# Chapter 1: Exploratory Data Analysis

## Elements of Structured Data
- In this section they are simply stating the type of data we can stumble upon (continuous, discrete, categorical, binary and ordinal)

## Rectangular Data
- In this section they showcase what kind of data format is used in data science.
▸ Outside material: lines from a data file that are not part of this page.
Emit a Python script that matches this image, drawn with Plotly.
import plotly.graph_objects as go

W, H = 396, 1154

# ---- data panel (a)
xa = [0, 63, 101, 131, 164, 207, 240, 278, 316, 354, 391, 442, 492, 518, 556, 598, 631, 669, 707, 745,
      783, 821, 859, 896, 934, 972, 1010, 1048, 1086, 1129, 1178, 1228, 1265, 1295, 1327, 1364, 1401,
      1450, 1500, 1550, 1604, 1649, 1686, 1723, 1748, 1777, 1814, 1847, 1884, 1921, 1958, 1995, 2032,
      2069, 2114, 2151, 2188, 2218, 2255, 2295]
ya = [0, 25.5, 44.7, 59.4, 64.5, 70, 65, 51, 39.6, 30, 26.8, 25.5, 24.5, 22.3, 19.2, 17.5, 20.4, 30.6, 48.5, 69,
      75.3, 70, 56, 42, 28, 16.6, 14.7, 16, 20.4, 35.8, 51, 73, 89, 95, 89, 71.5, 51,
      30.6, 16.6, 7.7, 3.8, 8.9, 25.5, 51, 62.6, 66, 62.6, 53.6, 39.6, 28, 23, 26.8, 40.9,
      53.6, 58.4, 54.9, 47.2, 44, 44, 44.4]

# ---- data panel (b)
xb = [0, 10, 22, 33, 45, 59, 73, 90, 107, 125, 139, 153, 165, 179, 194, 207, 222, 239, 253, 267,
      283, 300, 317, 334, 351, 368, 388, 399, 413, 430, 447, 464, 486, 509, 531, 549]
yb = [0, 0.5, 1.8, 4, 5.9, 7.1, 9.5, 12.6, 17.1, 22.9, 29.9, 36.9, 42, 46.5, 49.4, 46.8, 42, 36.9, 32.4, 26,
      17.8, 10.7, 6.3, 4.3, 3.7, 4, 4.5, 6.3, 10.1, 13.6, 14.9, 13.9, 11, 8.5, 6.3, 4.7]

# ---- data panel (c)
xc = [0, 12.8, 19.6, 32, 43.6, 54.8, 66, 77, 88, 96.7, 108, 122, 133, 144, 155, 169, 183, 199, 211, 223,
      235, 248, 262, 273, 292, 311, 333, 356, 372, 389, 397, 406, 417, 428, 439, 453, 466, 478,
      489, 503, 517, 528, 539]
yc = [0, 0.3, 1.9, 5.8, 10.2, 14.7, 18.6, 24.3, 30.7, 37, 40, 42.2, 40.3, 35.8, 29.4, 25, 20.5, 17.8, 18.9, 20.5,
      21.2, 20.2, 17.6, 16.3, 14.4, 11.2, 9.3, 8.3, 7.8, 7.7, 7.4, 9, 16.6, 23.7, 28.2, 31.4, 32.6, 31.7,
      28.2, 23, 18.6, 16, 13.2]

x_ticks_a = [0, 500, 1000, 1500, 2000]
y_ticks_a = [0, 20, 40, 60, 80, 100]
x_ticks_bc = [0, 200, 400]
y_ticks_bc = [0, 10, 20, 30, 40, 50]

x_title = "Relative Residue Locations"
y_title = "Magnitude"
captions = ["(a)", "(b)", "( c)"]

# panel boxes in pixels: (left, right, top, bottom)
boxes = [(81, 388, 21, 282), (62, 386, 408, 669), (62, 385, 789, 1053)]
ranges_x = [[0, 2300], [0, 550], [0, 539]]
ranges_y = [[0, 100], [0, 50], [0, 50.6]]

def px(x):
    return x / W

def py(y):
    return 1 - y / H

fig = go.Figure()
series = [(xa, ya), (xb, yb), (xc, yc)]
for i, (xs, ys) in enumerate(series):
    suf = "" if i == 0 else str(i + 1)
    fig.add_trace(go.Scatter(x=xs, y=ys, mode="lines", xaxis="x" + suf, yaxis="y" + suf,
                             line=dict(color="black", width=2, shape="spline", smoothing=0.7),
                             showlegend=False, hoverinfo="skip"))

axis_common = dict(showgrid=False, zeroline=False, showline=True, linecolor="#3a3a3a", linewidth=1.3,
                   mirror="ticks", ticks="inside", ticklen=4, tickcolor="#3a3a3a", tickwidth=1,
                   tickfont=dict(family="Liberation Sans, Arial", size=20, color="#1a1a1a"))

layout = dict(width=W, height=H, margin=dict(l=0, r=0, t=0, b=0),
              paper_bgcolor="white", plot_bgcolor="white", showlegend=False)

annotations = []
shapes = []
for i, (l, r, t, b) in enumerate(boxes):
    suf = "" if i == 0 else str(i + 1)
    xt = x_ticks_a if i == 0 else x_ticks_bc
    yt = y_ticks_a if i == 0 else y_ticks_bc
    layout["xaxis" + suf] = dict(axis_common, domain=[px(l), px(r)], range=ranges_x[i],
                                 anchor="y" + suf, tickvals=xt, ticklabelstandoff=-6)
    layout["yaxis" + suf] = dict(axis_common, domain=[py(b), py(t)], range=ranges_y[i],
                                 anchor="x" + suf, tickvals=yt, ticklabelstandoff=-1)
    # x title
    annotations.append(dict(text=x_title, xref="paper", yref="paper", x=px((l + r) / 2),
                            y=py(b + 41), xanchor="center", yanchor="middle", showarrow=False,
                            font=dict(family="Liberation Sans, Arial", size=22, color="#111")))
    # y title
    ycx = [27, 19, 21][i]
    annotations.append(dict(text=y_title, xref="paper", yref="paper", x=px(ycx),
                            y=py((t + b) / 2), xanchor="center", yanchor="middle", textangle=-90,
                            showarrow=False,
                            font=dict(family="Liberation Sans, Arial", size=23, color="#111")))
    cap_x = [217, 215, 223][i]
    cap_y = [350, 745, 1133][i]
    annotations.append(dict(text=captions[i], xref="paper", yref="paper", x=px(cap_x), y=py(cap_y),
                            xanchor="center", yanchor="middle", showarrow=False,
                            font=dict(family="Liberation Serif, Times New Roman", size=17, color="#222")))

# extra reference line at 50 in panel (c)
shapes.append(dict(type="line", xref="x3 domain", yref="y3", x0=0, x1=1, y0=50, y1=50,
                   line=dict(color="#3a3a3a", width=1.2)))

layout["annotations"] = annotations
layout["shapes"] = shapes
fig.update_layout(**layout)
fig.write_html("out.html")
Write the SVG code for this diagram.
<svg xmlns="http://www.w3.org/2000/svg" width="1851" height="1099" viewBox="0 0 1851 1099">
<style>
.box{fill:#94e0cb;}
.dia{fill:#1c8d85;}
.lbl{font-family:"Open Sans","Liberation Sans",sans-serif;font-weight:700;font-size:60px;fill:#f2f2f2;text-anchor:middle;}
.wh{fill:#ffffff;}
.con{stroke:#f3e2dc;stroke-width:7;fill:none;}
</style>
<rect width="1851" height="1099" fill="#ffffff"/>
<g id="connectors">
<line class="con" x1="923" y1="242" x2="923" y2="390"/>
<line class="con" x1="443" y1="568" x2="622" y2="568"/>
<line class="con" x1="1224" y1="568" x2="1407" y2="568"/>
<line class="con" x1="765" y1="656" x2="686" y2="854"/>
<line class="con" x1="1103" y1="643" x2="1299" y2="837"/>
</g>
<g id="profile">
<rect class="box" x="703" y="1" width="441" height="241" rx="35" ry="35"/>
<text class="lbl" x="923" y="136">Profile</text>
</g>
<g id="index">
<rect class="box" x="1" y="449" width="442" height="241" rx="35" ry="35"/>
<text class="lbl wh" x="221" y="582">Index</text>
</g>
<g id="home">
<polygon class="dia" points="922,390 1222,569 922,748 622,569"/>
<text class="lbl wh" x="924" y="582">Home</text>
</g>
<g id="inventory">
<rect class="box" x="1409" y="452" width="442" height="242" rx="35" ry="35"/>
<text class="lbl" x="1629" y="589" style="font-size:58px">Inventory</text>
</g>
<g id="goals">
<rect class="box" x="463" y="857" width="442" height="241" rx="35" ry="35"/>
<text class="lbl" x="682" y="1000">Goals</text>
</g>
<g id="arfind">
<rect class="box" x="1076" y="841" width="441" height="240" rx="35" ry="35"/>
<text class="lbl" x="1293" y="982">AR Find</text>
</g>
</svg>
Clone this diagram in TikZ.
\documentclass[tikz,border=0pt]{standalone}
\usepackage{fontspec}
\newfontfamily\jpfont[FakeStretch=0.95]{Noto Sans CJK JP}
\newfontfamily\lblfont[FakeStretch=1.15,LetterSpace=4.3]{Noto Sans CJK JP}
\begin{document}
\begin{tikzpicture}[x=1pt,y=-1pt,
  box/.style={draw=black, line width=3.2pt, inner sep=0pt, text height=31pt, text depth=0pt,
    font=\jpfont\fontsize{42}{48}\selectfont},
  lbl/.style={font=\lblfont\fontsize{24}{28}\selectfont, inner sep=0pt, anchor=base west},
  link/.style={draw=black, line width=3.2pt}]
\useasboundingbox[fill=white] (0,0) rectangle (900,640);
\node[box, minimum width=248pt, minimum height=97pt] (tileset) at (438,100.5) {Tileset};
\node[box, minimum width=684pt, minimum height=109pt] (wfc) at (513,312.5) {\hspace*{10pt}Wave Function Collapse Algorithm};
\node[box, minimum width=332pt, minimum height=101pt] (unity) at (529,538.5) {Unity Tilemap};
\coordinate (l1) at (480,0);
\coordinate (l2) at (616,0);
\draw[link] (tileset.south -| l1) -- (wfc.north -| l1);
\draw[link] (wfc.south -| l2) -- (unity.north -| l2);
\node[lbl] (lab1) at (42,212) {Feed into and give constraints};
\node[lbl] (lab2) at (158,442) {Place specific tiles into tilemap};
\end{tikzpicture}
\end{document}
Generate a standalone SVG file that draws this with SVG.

It's mostly the Rectangular Data format (spreadsheet like).
- data.frame doesn't support hierarchical indexing so you have to use external packages data.table and dplyr.
- They also show other type of data format other than the rectangular one: Time series, Spatial and Network based (Graph).

## Estimate of Location
- In this section they showcase different way of getting a typical value for a dataset with the purpose of summarizing this dataset.
- A list of these measure is given: Mean, Weighted Mean, Median, Weighted Median, Trimmed Mean
- Here I'll use the formula to create the function to calculate these centrality measures

In [67]:
# Test data
values <- c(1,2,3,4,5,6,7,8,9)
weights <- c(1,2,1,1,1,1,1,1,10)
# Mean
# Definition: sum of all values divided by the number of values
my_mean <- function(values) {
    sum <- 0
    for (value in values){
        sum <- sum + value
    }
    
    return(sum/length(values))
}

# Weighted Mean
# Definition: sum the multiplication of each element at x_i by a weight w_i and divide by the sum of the weights
my_weighted_mean <- function(values, weights){
    # here some error checking would be a good idea
    # to make sure that the weights and values vector are of the same size
    stopifnot(length(values) == length(weights))
    
    sum_value <- 0
    for (i in 1:length(values)){
        sum_value <- sum_value + values[i]*weights[i]
    }
    
    sum_weight <- 0
    for (weight in weights){
        sum_weight <- sum_weight + weight
    }
    
    return (sum_value/sum_weight)
}

# Median
# Definition: is the middle number in a sorted list of data for odd length vector
#             if the vector is even then its the average of the two middle number
my_median <- function(values){
    #Sorting
    values <- sort(values)
    if(length(values) %% 2 == 0){
        mid_i_1 = (length(values)/2)
        mid_i_2 = (length(values)/2) + 1
        return ((values[mid_i_1] + values[mid_i_2])/2)
    }
    return (values[ceiling(length(values)/2)])
}

# Weighted Median

# Trimmed Mean
# Definition: sum of all values divided by the number of values after 
#             dropping the top and bottom trim_amount values.
my_trimmed_mean <- function(values, trim_amount=0.3){
    # Calculating the number of values to reject at each end
    num_rejected <- floor(trim_amount*length(values))
    
    # Trimming the values and calculating the mean of the remainder
    start <- 1+num_rejected
    end <- length(values) - num_rejected
    return (my_mean(values[start:end])) 
}

# Testing
print(paste("Mean: " ,toString(my_mean(values)), " Should give 5"))
print(paste("Weighted Mean: " ,toString(my_weighted_mean(values, weights)), " Should give 6.73"))
print(paste("Trimmed Mean: " ,toString(my_trimmed_mean(values, 0.5)), " Should give 5"))
print(paste("Median: " ,toString(my_median(values)), " Should give 5"))

[1] "Mean:  5  Should give 5"
[1] "Weighted Mean:  6.73684210526316  Should give 6.73"
[1] "Trimmed Mean:  5  Should give 5"
[1] "Median:  5  Should give 5"